The Beatrice church explosion, 1950
Punctuality is the virtue of the bored, well at least according to Evelyn Waugh. I always make an effort to arrive for an appointment in good time but sometimes even the best of plans can go awry. The consolation of tardiness, at least according to a friend of mine, naturally someone who was notoriously late for anything, is that you are only late when you arrive. Sometimes being late can be a blessing as this curious story shows.
On the evening of Wednesday 1st March 1950 at 7.25 an explosion ripped through the West Side Baptist Church in Beatrice, Nebraska. The force of the blast was such that it could be heard in almost every corner of the town. The walls of the church were blown outwards, causing the heavy roof to crash down. Properties nearby had their windows blown out and the local radio station was forced off the air. Mercifully, nobody was injured.
But it so easily could have been a major tragedy.
You see, Wednesday evenings was when the fifteen strong choir assembled at the church for their choir practice. In fact, it always started at the oddly precise time of 7.20. As a rule, they would all start assembling around 7.15. Because they all had busy lives to lead, not all turned up for every session or some arrived slightly after the scheduled start. If you had to put a number, perhaps each chorister would be late once in about four times. But on this night, all of them were late and it was to their tardiness that they owed their lives. What are the odds of that happening?
As was his wont, the Reverend Walter Kempel went to the church in the afternoon to set things up for the choir. As it was a chilly day, he decided to light the boiler so the church would be nice and warm for the singers. It was thought that the blast was caused by a gas leak from a broken pipe which was then ignited by the fire in the boiler.
Having completed his preparations, Kempel went home for his dinner. At 7.10 when he was due to return to the church, this time with his wife and daughter, they noticed that their daughter’s dress was dirty. Their departure was delayed as Mrs Kempel had to run her iron over another dress for her daughter to wear.
And the other choristers were delayed by equally mundane occurrences. The diligent Ladona Vandergrift was puzzling over a tricky geometry problem and decided to forego her usual custom of arriving at the church early in order to finish off her homework. This delayed Royena Estes and her sister, Sadie. Their cars wouldn’t start and Ladona was due to pick them up.

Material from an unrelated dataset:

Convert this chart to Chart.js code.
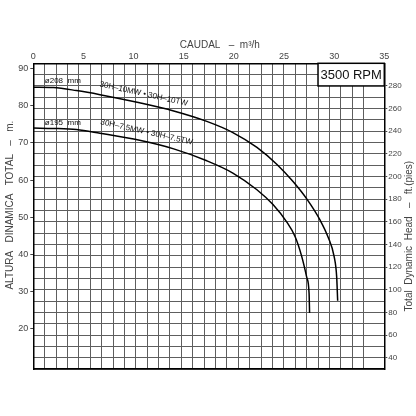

Herbert Kipf stayed to finish off an important letter and Joyce Black decided to delay her departure as long as possible so she could enjoy the warmth of her hearth. Marilyn Paul, the pianist, nodded off and only woke up at 7.15, delaying her and her mother’s departure.
An engrossing radio programme which did not finish until 7.30 delayed Lucille Jones and Dorothy Wood, while Harvey Ahl got engrossed in conversation and lost track of time. And Mrs Schuster had to go to her mother’s house to help her get ready for a missionary meeting.
All mundane occurrences, for sure, but the cumulative effect was that no one was in the church when it blew up. Is there a God out there, after all?